I’ve touched on this in passing a few times, but when you’re deciding whether or not to combine health insurance plans for your family, you really shouldn’t just look at the plans that you and your spouse are currently on.

Take this as an opportunity to review ALL of the insurance plans that your company offers.  While HDHP plans have become increasingly popular over the past several years, some companies still offer more comprehensive (but more expensive) policies that may appeal to you if you go to the doctor a lot.  Review the options at each of your employers, and pick the best plan for you.  Don’t just limit yourself to what you’ve done before.

Do You Want to Use a Health Savings Account?

Health Savings Accounts (HSAs) are savings and investment accounts specifically designed to be used to pay for health care expenses.  You (or your employer) contributes to these accounts, you decide how you’d like to invest the money in the account, and can withdraw the money at any point to cover medical expenses.

There are a few reasons why I highly recommend HSAs for many new families.  First and foremost, they have a lot of tax benefits.  Any money you contribute to the account (up to $6,750 per year for a family, or $3,400 per person in 2017) isn’t counted in your taxable income for this year.  What’s more, the growth of your money in the HSA isn’t taxed, and as long as you spend the money on medical expenses, it isn’t taxed when you spend it, either.

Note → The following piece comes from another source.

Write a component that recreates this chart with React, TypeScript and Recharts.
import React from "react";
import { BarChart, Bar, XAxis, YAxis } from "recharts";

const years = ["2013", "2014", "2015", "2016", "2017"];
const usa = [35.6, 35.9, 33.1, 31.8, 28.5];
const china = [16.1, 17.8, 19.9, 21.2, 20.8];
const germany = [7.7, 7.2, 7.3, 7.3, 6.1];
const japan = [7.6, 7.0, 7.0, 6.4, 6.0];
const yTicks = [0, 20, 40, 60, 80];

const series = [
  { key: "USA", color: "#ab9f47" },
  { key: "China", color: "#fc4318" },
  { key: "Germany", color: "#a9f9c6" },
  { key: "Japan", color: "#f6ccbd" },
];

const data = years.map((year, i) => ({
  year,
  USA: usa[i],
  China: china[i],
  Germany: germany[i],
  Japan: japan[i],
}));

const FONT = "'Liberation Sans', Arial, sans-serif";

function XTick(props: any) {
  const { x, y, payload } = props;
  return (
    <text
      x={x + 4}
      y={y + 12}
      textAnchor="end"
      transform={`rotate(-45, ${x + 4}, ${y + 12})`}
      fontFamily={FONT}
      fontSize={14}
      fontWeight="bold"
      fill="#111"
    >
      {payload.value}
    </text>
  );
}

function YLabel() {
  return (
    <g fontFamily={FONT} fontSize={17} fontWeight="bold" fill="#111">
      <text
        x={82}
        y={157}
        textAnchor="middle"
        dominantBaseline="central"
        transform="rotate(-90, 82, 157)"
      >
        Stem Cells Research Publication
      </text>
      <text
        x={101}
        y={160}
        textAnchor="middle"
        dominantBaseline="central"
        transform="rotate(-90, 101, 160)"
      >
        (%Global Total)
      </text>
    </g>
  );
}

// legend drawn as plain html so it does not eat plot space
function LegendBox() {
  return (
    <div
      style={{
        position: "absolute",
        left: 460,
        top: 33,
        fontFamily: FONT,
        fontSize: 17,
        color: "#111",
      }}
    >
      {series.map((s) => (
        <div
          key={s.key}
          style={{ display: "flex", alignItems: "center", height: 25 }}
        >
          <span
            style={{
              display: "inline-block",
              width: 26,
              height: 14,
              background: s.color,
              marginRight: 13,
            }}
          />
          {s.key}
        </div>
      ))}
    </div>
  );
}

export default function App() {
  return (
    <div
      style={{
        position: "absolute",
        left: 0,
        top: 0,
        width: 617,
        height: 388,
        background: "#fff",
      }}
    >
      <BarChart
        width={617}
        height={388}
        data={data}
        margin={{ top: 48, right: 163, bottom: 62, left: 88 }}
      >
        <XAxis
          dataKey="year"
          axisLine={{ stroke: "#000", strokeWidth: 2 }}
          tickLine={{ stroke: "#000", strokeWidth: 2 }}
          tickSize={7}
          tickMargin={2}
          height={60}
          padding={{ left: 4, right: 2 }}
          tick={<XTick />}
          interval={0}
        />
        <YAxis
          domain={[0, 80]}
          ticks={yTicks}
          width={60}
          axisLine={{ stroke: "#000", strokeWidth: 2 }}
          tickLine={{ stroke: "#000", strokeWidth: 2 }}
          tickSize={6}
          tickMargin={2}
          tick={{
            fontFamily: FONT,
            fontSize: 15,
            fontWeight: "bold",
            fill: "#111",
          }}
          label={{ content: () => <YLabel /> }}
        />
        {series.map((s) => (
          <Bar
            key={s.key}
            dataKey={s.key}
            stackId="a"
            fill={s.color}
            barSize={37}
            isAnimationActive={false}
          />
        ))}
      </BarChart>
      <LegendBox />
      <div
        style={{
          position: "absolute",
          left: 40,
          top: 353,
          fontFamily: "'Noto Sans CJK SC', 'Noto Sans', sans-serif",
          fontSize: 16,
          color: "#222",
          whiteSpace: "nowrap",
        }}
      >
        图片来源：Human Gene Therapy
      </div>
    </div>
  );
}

Particularly for families with low medical expenses, HSA’s can be a great way to invest for the future.  By investing the money in your HSA now, you have a source of tax free money in the future when you need to pay for your medical expenses.

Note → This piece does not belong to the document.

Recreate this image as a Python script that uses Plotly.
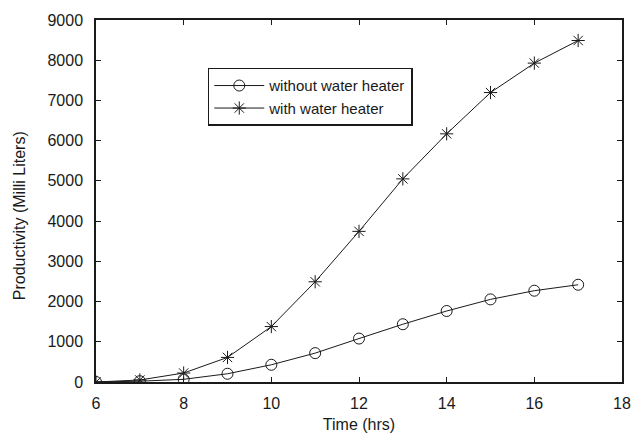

But, there’s a catch.  You can only contribute to an HSA if you have a High Deductible Health Plan (HDHP).  So, if you currently have an HDHP and switch to your spouse’s (non-HDHP) plan, you would no longer be eligible to contribute to an HSA.  You’ll still be able to spend the money you’ve already put in your HSA on medical expenses for either you or your spouse… you just won’t be able to add any more.    If you like the flexibility that an HSA provides and like the idea of investing money specifically for future healthcare expenses, you may want to think twice about giving up a HDHP policy.

Other Considerations

Finally, there are a handful of other things to consider when picking a health plan for your family:

  • Job Security- if one of you has a much more secure job than the other, it might not make sense for you to both use the health insurance policy of the spouse with the insecure job.
  • Complexity- Having two health insurance policies means twice as much paperwork to deal with, and two different sets of bills to pay. If you value simplicity in managing your household finances, it might make sense for you to combine.
  • Coverage Gaps- Most health insurance plans start on January 1. But, if either of your plans have a different start date, you want to make sure that you don’t have a gap in coverage if you choose to combine.  For example, let’s say that Bob’s insurance plan starts on January 1, and Amy’s starts on July 1.  If the couple decides they both want to be on Amy’s insurance plan, they will need to make sure that Bob is covered by his insurance plan from January to July.

This is a decision with a lot of factors to consider before making the right decision for your family.  To learn more about other big financial decisions to make once you get married, download our free Newlywed Money Checklist.   Ultimately, evaluate all of the points in this article to weight the pros and cons before making a decision.